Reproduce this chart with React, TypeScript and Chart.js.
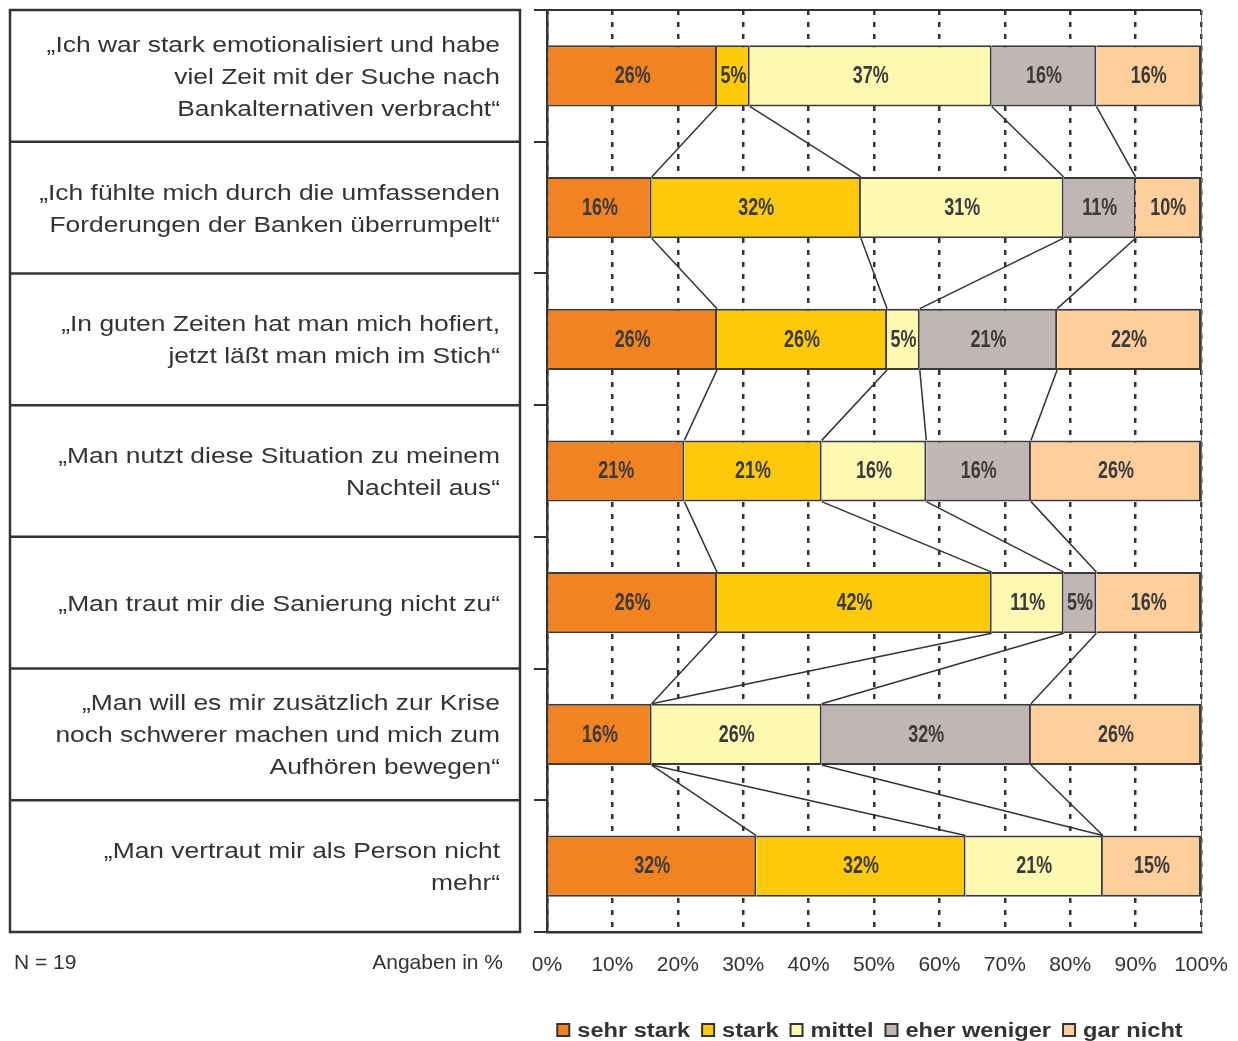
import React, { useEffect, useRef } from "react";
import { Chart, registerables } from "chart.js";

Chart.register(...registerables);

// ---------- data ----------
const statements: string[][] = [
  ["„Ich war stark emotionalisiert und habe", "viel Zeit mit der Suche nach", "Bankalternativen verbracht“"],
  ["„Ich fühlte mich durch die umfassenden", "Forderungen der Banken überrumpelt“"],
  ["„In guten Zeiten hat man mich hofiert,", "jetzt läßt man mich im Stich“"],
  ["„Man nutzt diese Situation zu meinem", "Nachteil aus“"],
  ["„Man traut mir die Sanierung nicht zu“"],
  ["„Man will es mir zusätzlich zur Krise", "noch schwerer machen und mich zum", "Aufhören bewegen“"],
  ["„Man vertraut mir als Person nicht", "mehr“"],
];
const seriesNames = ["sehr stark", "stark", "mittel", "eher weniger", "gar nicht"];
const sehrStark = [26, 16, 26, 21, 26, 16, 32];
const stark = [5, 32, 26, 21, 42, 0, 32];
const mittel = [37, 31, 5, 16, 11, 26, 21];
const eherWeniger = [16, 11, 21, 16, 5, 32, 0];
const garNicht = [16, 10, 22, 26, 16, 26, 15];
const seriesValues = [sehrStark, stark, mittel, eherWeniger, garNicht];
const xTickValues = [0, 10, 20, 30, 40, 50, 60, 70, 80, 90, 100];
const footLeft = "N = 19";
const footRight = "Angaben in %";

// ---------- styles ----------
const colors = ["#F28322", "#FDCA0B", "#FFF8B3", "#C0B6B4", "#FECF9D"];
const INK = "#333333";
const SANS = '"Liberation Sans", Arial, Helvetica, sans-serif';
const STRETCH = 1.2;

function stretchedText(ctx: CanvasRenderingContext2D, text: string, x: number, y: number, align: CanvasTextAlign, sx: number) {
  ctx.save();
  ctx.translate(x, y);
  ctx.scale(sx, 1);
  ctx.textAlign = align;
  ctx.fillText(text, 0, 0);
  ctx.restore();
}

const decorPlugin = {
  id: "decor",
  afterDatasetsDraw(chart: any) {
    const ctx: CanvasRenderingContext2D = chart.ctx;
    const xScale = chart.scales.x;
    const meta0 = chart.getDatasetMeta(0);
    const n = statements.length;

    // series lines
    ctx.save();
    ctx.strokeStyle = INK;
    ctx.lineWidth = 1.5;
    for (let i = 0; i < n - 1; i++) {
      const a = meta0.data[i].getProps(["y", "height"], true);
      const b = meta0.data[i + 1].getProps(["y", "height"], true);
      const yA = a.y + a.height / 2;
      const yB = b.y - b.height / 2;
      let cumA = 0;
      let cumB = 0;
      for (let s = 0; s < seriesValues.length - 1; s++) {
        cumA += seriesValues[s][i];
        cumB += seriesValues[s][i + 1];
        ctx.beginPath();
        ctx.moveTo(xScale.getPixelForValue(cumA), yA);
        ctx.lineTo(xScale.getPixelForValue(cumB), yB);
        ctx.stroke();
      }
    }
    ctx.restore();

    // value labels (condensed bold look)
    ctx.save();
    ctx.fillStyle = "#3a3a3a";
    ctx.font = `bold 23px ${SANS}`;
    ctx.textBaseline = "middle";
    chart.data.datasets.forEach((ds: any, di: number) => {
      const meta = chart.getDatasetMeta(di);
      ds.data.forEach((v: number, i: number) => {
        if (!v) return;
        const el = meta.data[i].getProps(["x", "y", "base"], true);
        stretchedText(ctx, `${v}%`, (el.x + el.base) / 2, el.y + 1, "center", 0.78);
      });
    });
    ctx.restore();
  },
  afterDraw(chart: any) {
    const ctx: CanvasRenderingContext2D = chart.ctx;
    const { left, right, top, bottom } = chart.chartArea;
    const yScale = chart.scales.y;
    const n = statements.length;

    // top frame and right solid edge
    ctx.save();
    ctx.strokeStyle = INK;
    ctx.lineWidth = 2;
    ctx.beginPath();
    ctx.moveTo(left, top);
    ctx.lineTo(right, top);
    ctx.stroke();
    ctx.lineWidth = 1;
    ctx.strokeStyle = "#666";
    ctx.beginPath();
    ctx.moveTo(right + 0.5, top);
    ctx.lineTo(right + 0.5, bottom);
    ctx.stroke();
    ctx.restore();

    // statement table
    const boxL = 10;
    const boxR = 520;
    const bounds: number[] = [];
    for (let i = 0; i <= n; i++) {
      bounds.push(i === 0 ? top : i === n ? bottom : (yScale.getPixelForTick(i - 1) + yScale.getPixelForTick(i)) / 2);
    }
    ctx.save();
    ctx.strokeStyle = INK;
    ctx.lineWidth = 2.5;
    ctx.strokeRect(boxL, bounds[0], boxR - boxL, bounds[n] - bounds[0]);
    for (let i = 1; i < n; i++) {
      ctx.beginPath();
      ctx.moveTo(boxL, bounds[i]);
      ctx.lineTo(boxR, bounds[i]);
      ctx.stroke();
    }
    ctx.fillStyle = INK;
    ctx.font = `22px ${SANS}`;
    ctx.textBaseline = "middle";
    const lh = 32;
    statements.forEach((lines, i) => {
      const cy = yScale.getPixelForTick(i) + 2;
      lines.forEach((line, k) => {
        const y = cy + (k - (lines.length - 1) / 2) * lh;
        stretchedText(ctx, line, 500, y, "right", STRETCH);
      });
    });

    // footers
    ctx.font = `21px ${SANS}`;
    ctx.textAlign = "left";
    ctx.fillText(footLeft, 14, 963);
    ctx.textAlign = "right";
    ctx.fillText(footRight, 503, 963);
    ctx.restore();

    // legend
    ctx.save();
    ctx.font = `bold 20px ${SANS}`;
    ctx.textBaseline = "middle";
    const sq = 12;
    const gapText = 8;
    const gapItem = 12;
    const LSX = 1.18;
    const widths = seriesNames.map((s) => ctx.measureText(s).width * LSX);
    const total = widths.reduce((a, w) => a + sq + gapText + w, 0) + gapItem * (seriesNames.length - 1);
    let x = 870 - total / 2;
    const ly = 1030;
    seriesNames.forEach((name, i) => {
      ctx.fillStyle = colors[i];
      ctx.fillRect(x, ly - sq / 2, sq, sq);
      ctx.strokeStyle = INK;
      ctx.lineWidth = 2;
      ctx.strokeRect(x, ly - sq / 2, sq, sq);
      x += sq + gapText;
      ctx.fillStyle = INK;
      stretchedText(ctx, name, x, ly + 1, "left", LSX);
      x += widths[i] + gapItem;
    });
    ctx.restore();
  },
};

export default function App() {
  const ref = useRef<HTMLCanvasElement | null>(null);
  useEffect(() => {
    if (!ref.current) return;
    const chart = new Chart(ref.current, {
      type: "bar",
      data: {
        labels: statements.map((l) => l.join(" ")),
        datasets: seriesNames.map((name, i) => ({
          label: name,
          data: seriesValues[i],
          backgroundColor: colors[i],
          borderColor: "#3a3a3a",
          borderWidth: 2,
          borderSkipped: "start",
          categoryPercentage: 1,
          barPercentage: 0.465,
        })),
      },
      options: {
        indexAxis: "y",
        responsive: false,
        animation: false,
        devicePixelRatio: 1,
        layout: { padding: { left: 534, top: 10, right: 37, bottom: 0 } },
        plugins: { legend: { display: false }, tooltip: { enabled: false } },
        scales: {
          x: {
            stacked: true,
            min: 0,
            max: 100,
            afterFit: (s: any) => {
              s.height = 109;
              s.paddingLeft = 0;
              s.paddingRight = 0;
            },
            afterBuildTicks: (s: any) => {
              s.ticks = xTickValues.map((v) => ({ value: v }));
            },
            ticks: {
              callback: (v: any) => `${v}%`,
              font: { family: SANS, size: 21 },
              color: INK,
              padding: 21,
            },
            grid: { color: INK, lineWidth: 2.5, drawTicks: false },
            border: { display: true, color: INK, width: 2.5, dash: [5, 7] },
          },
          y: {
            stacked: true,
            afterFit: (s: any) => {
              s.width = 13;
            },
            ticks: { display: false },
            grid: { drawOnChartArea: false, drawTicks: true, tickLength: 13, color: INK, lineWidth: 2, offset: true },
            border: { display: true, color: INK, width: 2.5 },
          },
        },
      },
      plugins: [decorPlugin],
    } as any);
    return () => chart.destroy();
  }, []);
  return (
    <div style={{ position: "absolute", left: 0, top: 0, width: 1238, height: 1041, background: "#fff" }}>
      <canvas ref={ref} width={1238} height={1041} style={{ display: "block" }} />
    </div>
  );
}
──────────────────────────────
## EXERCISE:
Return only the lines from the start of the data through the line that contains "Chart.register(...registerables);", please, copying them exactly and omitting all pictures.

## ANSWER TO THIS TASK:
Reproduce this chart with React, TypeScript and Chart.js.
import React, { useEffect, useRef } from "react";
import { Chart, registerables } from "chart.js";

Chart.register(...registerables);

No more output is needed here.